Before you go — sit down like an Edoite

Your questions, answered honestly

"Wait — is this the same as the eel dishes from Yanagawa in Kyushu?" — No, and it's the classic mix-up. There's a canal town called Yanagawa in Fukuoka famous for grilled eel, which is a completely different thing. Yanagawa-nabe is an Edo (Tokyo) dish made with loach, bound with egg, in a shallow pan. Same word, unrelated food.

"The fish are whole and tiny. Is that normal?" — Completely normal and completely intentional. Dojo are small fish eaten whole (in yanagawa-nabe they're usually opened/dressed first, so it's gentler than it sounds). If eating a small whole freshwater fish is new to you, this is genuinely one of the easiest, most beginner-friendly ways to try it — the egg and sweet broth carry everything.

"What does it actually taste like?" — Sweet, savory, soft, and earthy, with the egg smoothing it all into something comforting rather than challenging. The burdock gives it a woody, grounding fragrance. Add a shake of sansho pepper if it's on the table — that bright, tongue-tingling note is the classic finishing touch.

"Is this different from dojo-nabe?" — Yes!

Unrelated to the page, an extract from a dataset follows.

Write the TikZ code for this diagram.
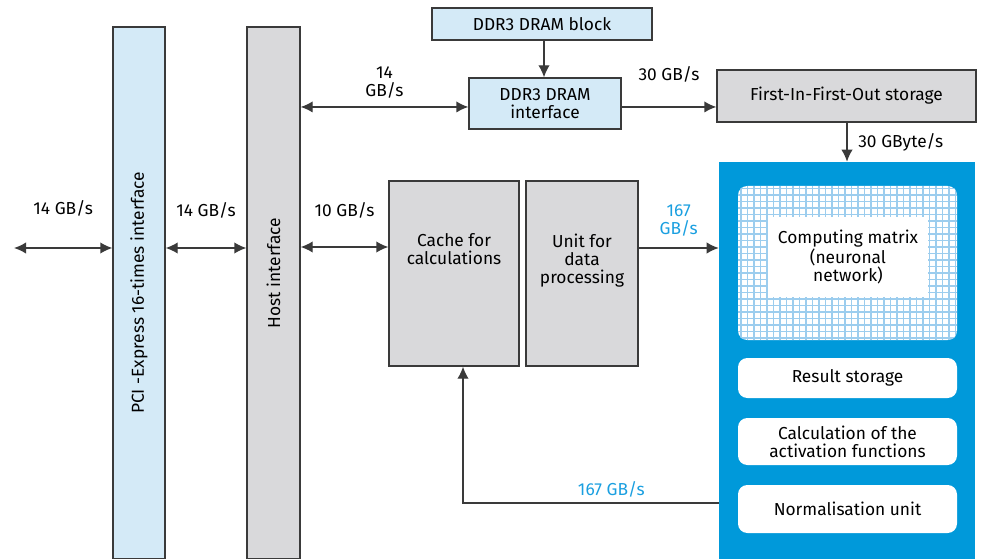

Same fish, different dish. Yanagawa-nabe is egg-bound, with burdock. Plain dojo-nabe is the loach simmered in a shallow iron pan under a mountain of chopped green onion, with no egg. If you love one, try the other — good dojo restaurants serve both.

What the staff will ask you

You'll hear Romaji Meaning Just say
何名様ですか? Nan-mei sama desu ka? "How many people?" Hitori desu (one person) — or hold up fingers
柳川となべ、どちらになさいますか? Yanagawa to nabe, dochira ni nasaimasu ka? "Yanagawa (egg-bound) or plain dojo pot?" Yanagawa de onegaishimasu (yanagawa, please)
山椒はおかけしますか? Sanshō wa okake shimasu ka? "Shall I add sansho pepper?" Onegaishimasu (yes, please)

To order, just say "Yanagawa-nabe o kudasai" (柳川鍋をください) — "Yanagawa-nabe, please."

Where to eat it

  • Tokyo shitamachi (old downtown) — the traditional home of dojo cooking is the historic east-side neighborhoods; areas like Asakusa and Ningyocho hold long-established dojo restaurants that serve yanagawa-nabe alongside plain dojo-nabe.
  • Long-running dojo specialists — a handful of Tokyo dojo restaurants have been in business for well over a century, in old wooden buildings with low tables; these are the atmospheric places to try it.
  • Traditional Edo-cuisine restaurants — many old-Tokyo restaurants that focus on Edo-era home cooking keep yanagawa-nabe on the menu.

The historic dojo restaurants are popular and their menus and hours vary, so check current details — and, for the famous old shops, consider going early or reserving before you go.

Soul Score

Local Roots5/5
First-Timer Friendly3/5
Adventure Level4/5
Comfort Level5/5
Travel Worthy4/5

These scores are one obsessed eater's gut feeling — not a verdict. A low number isn't a bad mark, just a different kind of adventure.